Vengono estese anche le cosiddette tolleranze esecutive, quelle che riguardano irregolarità nella disposizione degli spazi interni, delle porte e delle finestre; la collocazione difforme rispetto al progetto di impianti interni, di finiture di piccola entità, la mancata realizzazione di elementi architettonici non strutturali e gli errori progettuali corretti in cantiere, cioè nella fase di costruzione dell’immobile.
Per quanto riguarda le procedure di accertamento di conformità, il decreto supera il principio della cosiddetta “doppia conformità”. Per sanare le piccole irregolarità edilizie al momento bisogna presentare al Comune dove si trova l’immobile documenti che attestano il rispetto della normativa edilizia e urbanistica in vigore sia al momento della realizzazione della struttura sia al momento della presentazione della domanda di sanatoria. Il decreto semplifica il processo, e stabilisce che possono essere sanati gli interventi che sono conformi alle norme urbanistiche attualmente in vigore (quelle che stabiliscono se e in quali aree si può costruire) e che erano coerenti con le norme edilizie (quelle che riguardano il modo con cui si costruisce) all’epoca della realizzazione dell’immobile.
Viene inoltre introdotto il principio del silenzio assenso. A differenza di come funzionano le normative attuali, per cui l’autorizzazione si considera negata finché non viene rilasciata dagli uffici pubblici preposti, d’ora in avanti le richieste di sanatoria di piccole difformità vengono considerate accolte se il Comune o le altre amministrazioni coinvolte non negano l’autorizzazione entro 30 o 45 giorni (a seconda del tipo di richiesta avanzata). Per gli immobili sottoposti a vincoli paesaggistici le autorità avranno invece ulteriori 180 giorni per rispondere.
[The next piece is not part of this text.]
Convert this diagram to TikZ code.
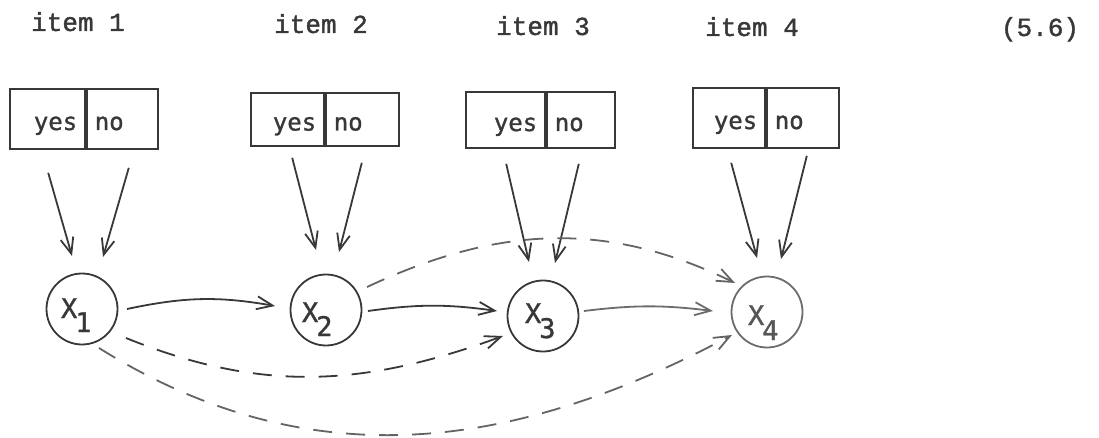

Inoltre vengono semplificate significativamente le procedure per ottenere il cambio di destinazione d’uso di un immobile. Ogni immobile infatti è classificato, secondo le leggi, a seconda dell’uso che se ne fa e non può essere utilizzato in altro modo: ci sono immobili residenziali, cioè le case; quelli industriali per le attività artigianali e manifatturiere; quelli turistici, come alberghi o ostelli e simili; quelli commerciali, e così via. Rispetto alle norme finora in vigore, grazie al decreto-legge approvato sarà sempre possibile modificare la destinazione d’uso, trasformando per esempio le case private in strutture ricettive. Sarà necessario presentare la SCIA, cioè la Segnalazione certificata di inizio attività, quella con cui le imprese segnalano al Comune l’avvio, il cambiamento o la cessazione di un’attività produttiva.